##### Data segment #####

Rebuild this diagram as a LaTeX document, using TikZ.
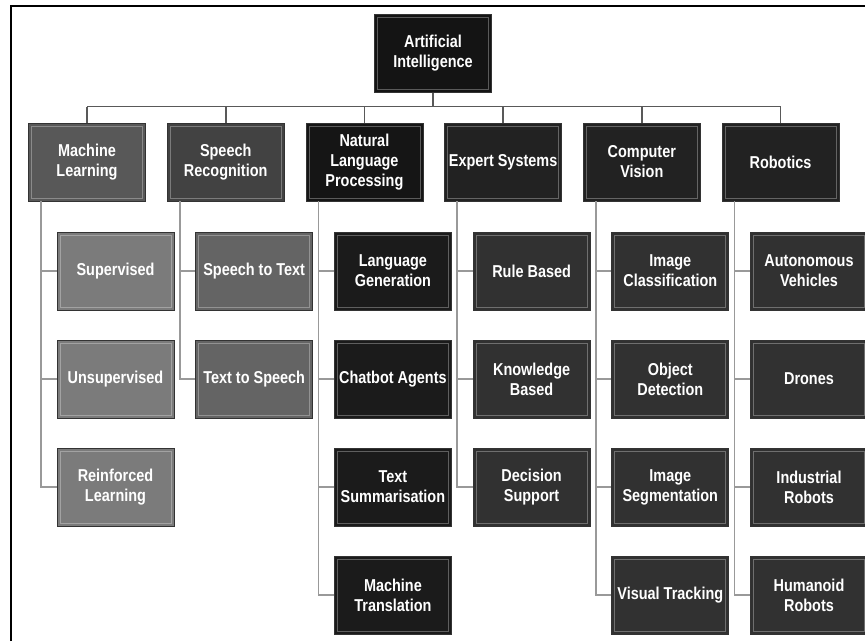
\documentclass[tikz,border=0pt]{standalone}
\usepackage{fontspec}
\newfontfamily\boxfont{Liberation Sans}[FakeStretch=0.84]
\usetikzlibrary{positioning}

\definecolor{aicol}{HTML}{141414}
\definecolor{mlcol}{HTML}{585858}
\definecolor{mlkid}{HTML}{7B7B7B}
\definecolor{srcol}{HTML}{424242}
\definecolor{srkid}{HTML}{646464}
\definecolor{nlpcol}{HTML}{151515}
\definecolor{nlpkid}{HTML}{1B1B1B}
\definecolor{escol}{HTML}{222222}
\definecolor{eskid}{HTML}{313131}

\tikzset{
	box/.style={rectangle, fill=#1, draw=black!80, line width=0.8pt,
		minimum width=117pt, minimum height=78pt, inner sep=1pt,
		align=center, text=white,
		font=\fontsize{17.2}{20}\selectfont\boxfont\bfseries,
		path picture={\draw[white, opacity=0.3, line width=0.7pt]
			([shift={(3pt,-3pt)}]path picture bounding box.north west) rectangle
			([shift={(-3pt,3pt)}]path picture bounding box.south east);}},
	busline/.style={draw=black!65, line width=1.6pt},
	kidline/.style={draw=black!40, line width=1.6pt}
}

\begin{document}
\begin{tikzpicture}[x=1pt,y=-1pt]
	\useasboundingbox (0,0) rectangle (865,641);
	% frame
	\draw[line width=2pt] (11,641) -- (11,6) -- (865,6);

	\node[box=aicol] (ai) at (433,53.5) {Artificial\\Intelligence};

	% first level
	\foreach \n/\f/\t [count=\k from 0] in {
		ml/mlcol/{Machine\\Learning},
		sr/srcol/{Speech\\Recognition},
		nlp/nlpcol/{Natural\\Language\\Processing},
		es/escol/{Expert Systems},
		cv/escol/{Computer\\Vision},
		rob/escol/Robotics}{
		\node[box=\f] (\n) at (87+138.7*\k,162) {\t};
		\draw[busline] (\n.north) -- ++(0,-16);
	}
	\draw[busline] (ml.north) ++(0,-16) -| (rob.north);
	\draw[busline] (ai.south) -- ++(0,14);

	% second level
	\foreach \p/\f/\items in {
		ml/mlkid/{Supervised,Unsupervised,{Reinforced\\Learning}},
		sr/srkid/{Speech to Text,Text to Speech},
		nlp/nlpkid/{{Language\\Generation},Chatbot Agents,{Text\\Summarisation},{Machine\\Translation}},
		es/eskid/{Rule Based,{Knowledge\\Based},{Decision\\Support}},
		cv/eskid/{{Image\\Classification},{Object\\Detection},{Image\\Segmentation},Visual Tracking},
		rob/eskid/{{Autonomous\\Vehicles},Drones,{Industrial\\Robots},{Humanoid\\Robots}}}{
		\foreach \t [count=\i] in \items {
			\node[box=\f] (\p\i) at ([shift={(28.5,1+108*\i)}]\p.center) {\t};
			\draw[kidline] ([xshift=-46pt]\p.south) |- (\p\i.west);
		}
	}
\end{tikzpicture}
\end{document}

#####

What is needed >> Write out the full set of lines verbatim, without the pictures.

Task answer >>
Rebuild this diagram as a LaTeX document, using TikZ.
\documentclass[tikz,border=0pt]{standalone}
\usepackage{fontspec}
\newfontfamily\boxfont{Liberation Sans}[FakeStretch=0.84]
\usetikzlibrary{positioning}

\definecolor{aicol}{HTML}{141414}
\definecolor{mlcol}{HTML}{585858}
\definecolor{mlkid}{HTML}{7B7B7B}
\definecolor{srcol}{HTML}{424242}
\definecolor{srkid}{HTML}{646464}
\definecolor{nlpcol}{HTML}{151515}
\definecolor{nlpkid}{HTML}{1B1B1B}
\definecolor{escol}{HTML}{222222}
\definecolor{eskid}{HTML}{313131}

\tikzset{
	box/.style={rectangle, fill=#1, draw=black!80, line width=0.8pt,
		minimum width=117pt, minimum height=78pt, inner sep=1pt,
		align=center, text=white,
		font=\fontsize{17.2}{20}\selectfont\boxfont\bfseries,
		path picture={\draw[white, opacity=0.3, line width=0.7pt]
			([shift={(3pt,-3pt)}]path picture bounding box.north west) rectangle
			([shift={(-3pt,3pt)}]path picture bounding box.south east);}},
	busline/.style={draw=black!65, line width=1.6pt},
	kidline/.style={draw=black!40, line width=1.6pt}
}

\begin{document}
\begin{tikzpicture}[x=1pt,y=-1pt]
	\useasboundingbox (0,0) rectangle (865,641);
	% frame
	\draw[line width=2pt] (11,641) -- (11,6) -- (865,6);

	\node[box=aicol] (ai) at (433,53.5) {Artificial\\Intelligence};

	% first level
	\foreach \n/\f/\t [count=\k from 0] in {
		ml/mlcol/{Machine\\Learning},
		sr/srcol/{Speech\\Recognition},
		nlp/nlpcol/{Natural\\Language\\Processing},
		es/escol/{Expert Systems},
		cv/escol/{Computer\\Vision},
		rob/escol/Robotics}{
		\node[box=\f] (\n) at (87+138.7*\k,162) {\t};
		\draw[busline] (\n.north) -- ++(0,-16);
	}
	\draw[busline] (ml.north) ++(0,-16) -| (rob.north);
	\draw[busline] (ai.south) -- ++(0,14);

	% second level
	\foreach \p/\f/\items in {
		ml/mlkid/{Supervised,Unsupervised,{Reinforced\\Learning}},
		sr/srkid/{Speech to Text,Text to Speech},
		nlp/nlpkid/{{Language\\Generation},Chatbot Agents,{Text\\Summarisation},{Machine\\Translation}},
		es/eskid/{Rule Based,{Knowledge\\Based},{Decision\\Support}},
		cv/eskid/{{Image\\Classification},{Object\\Detection},{Image\\Segmentation},Visual Tracking},
		rob/eskid/{{Autonomous\\Vehicles},Drones,{Industrial\\Robots},{Humanoid\\Robots}}}{
		\foreach \t [count=\i] in \items {
			\node[box=\f] (\p\i) at ([shift={(28.5,1+108*\i)}]\p.center) {\t};
			\draw[kidline] ([xshift=-46pt]\p.south) |- (\p\i.west);
		}
	}
\end{tikzpicture}
\end{document}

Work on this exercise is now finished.